Probably the most sensitive vote belongs to the oldest member of the Court, who voted with the majority on Roe v. Wade -- Justice John Paul Stevens, who is 84. While Stevens was nominated by President Ford (indeed, he was Ford's only nomination), he votes with the moderate block of the Court.
In the hopes of overturn Roe, the conservatives covet the chance to replace Stevens. (Replacing Stevens and O'Connor, for example, with anti-Roe justices, would give conservatives the 5-4 majority they would need to overrule Roe.) ...
In 1968, "strict constructionism" was the buzz-word of segregationists who opposed Supreme Court decisions expanding civil rights, such as those requiring the integration of schools. Nixon's promise in 1968 was a signal to conservative Southern whites in particular that he sympathized with their complaints, at least to some degree.
As Joshua Green notes of a 1994 judicial race in Alabama in which Bush's political guru Karl Rove was backing Republican candidates in an aggressive campaign, the term appeals not only to the anti-civil-rights crowd but also get-government-off-our-backs business conservatives and to anti-abortionists:
"The attraction of calling yourself a 'strict constructionis,' as Rove's candidates did, this [former Rove] staffer explained, "is that you can attract business conservatives, social conservatives, and moderates who simply want a reasonable standard of justice." ("Karl Rove in a Corner," Atlantic Monthly print edition, Nov 2004)
The anti-abortionists would clearly have understood Bush's reference to the Dred Scott decision as being an indication that he would look for judges to overturn Roe v. Wade. They would understand the "strict constructionist" label in the same way.
3 comments:
I couldn't believe it when Bush made his statement about Dred Scott, and I'm kind of surprised that no one is placing the case in historical context. Bush said that the Dred Scott judge (I think it was Chief Justice Taney) put his personal feelings before the law, because the Constitution doesn't permit slavery. But Dred Scott was decided in 1857. Back then, the Constitution did permit slavery, or how else could we explain why Art. I, sec. 2(3) of the Constitution counts slaves as 3/5 of a person? So rather than putting his personal feelings before the law (though I have no doubt that the judge felt just fine about the ruling), the judge was interpreting the Constitution. In fact, had he ruled otherwise, it would have marked a dramatic judicial intervention into an area of social policy that the nation was unable to resolve through the political process until after the South's defeat in the Civil War. So rather than Dred Scott being an example of a judicial philosophy that puts personal feelings before the law, the case is actually an example of the very strict constructionism that Bush claims to endorse.

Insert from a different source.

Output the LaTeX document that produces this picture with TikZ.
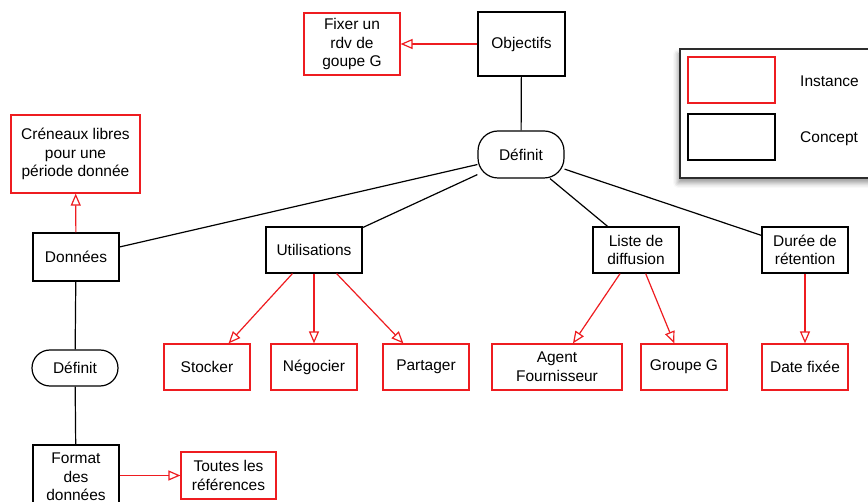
\documentclass[tikz,border=0pt]{standalone}
\usepackage{fontspec}
\setmainfont{Liberation Sans}
\usetikzlibrary{arrows.meta,shadows.blur}
\definecolor{inst}{RGB}{238,28,32}
\definecolor{frame}{RGB}{45,45,45}
\begin{document}
\begin{tikzpicture}[x=1pt,y=-1pt,
  sz/.style 2 args={minimum width=#1pt, minimum height=#2pt},
  box/.style={draw, line width=1.2pt, inner sep=0pt, align=center,
              font=\fontsize{15.5}{18.6}\selectfont, fill=white},
  concept/.style={box, draw=black},
  instance/.style={box, draw=inst},
  relation/.style={concept, rounded corners=#1pt},
  link/.style={draw=black, line width=1.2pt},
  isa/.style={draw=inst, line width=1.2pt,
              -{Triangle[length=12pt,width=10pt,fill=white]}},
  legendtxt/.style={anchor=west, inner sep=0pt, font=\fontsize{15.5}{18.6}\selectfont},
]
\useasboundingbox (0,0) rectangle (868,502);

% legend frame with its shadow
\node[draw=frame, line width=1.6pt, fill=white, sz={205}{129},
      blur shadow={shadow xshift=-2pt, shadow yshift=-5pt, shadow blur radius=5pt}]
      (legend) at (782.5,113.5) {};
\node[instance, sz={87}{46}] (legi) at (731.5,80) {};
\node[concept, sz={87}{46}] (legc) at (731.5,137) {};
\node[legendtxt] (legit) at (800,81.5) {Instance};
\node[legendtxt] (legct) at (800,138.5) {Concept};

% concepts
\node[concept, sz={87}{64}] (obj) at (521.5,44) {Objectifs};
\node[relation=20, sz={86}{47}] (def1) at (521,154.5) {Définit};
\node[concept, sz={86}{48}] (donnees) at (76,257) {Données};
\node[concept, sz={96}{46}] (util) at (314,250) {Utilisations};
\node[concept, sz={86}{46}] (liste) at (636,250) {Liste de\\diffusion};
\node[concept, sz={86}{46}] (duree) at (805,250) {Durée de\\rétention};
\node[relation=18, sz={86}{36}] (def2) at (75,368) {Définit};
\node[concept, sz={86}{64}] (format) at (76,477) {Format\\des\\données};

% instances
\node[instance, sz={96}{62}] (fixer) at (352,44) {Fixer un\\rdv de\\goupe G};
\node[instance, sz={129}{78}] (cren) at (75.5,154) {Créneaux libres\\pour une\\période donnée};
\node[instance, sz={86}{46}] (stocker) at (207,367) {Stocker};
\node[instance, sz={86}{46}] (nego) at (314,367) {Négocier};
\node[instance, sz={86}{46}] (partager) at (426,367) {Partager};
\node[instance, sz={130}{46}] (agent) at (557,367) {Agent\\Fournisseur};
\node[instance, sz={86}{46}] (groupe) at (684,367) {Groupe G};
\node[instance, sz={86}{46}] (date) at (805,367) {Date fixée};
\node[instance, sz={95}{47}] (toutes) at (228.5,475.5) {Toutes les\\références};

% concept links
\draw[link] (obj) -- (def1);
\draw[link] (def1) -- (donnees);
\draw[link] (def1) -- (util);
\draw[link] (def1) -- (liste);
\draw[link] (def1) -- (duree);
\draw[link] (donnees) -- (def2);
\draw[link] (def2) -- (format);

% instance links
\draw[isa] (obj) -- (fixer);
\draw[isa] (donnees) -- (cren);
\draw[isa] (util) -- (stocker);
\draw[isa] (util) -- (nego);
\draw[isa] (util) -- (partager);
\draw[isa] (liste) -- (agent);
\draw[isa] (liste) -- (groupe);
\draw[isa] (duree) -- (date);
\draw[isa] (format.east |- toutes.west) -- (toutes.west);
\end{tikzpicture}
\end{document}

You have some good observations there. And I don't doubt that if Bush had been president in 1857 instead of James Buchanan, he would have been even more enthusiastic for the decision.
I wouldn't agree, though, that the Dred Scott case was rightly decided, even by the standards of constituional law in 1857. The legality of slavery in the slave states was not at issue. What that decision did was to remove the power of Congress to restrict slavery in the territories. It also went beyond earlier law in declaring that black Americans were not citizens and could not become citizens. The Court was going considerably beyond the precedents. It was rightly considered a naked power grab by what was appropriately called the Slave Power.
Thanks for your comments and thanks for reading. - Bruce
An historical footnote: Justice Taney was originally appointed to the Court by Andrew Jackson, this blog's namesake. Taney had served as Jackson's Secretary of the Treasury and was considered a radical, of the leftwing variety, because of his fight against the abuse of concentrated wealth by the Bank of the United States. But by 1857, he had become an ornery old defender of slavery.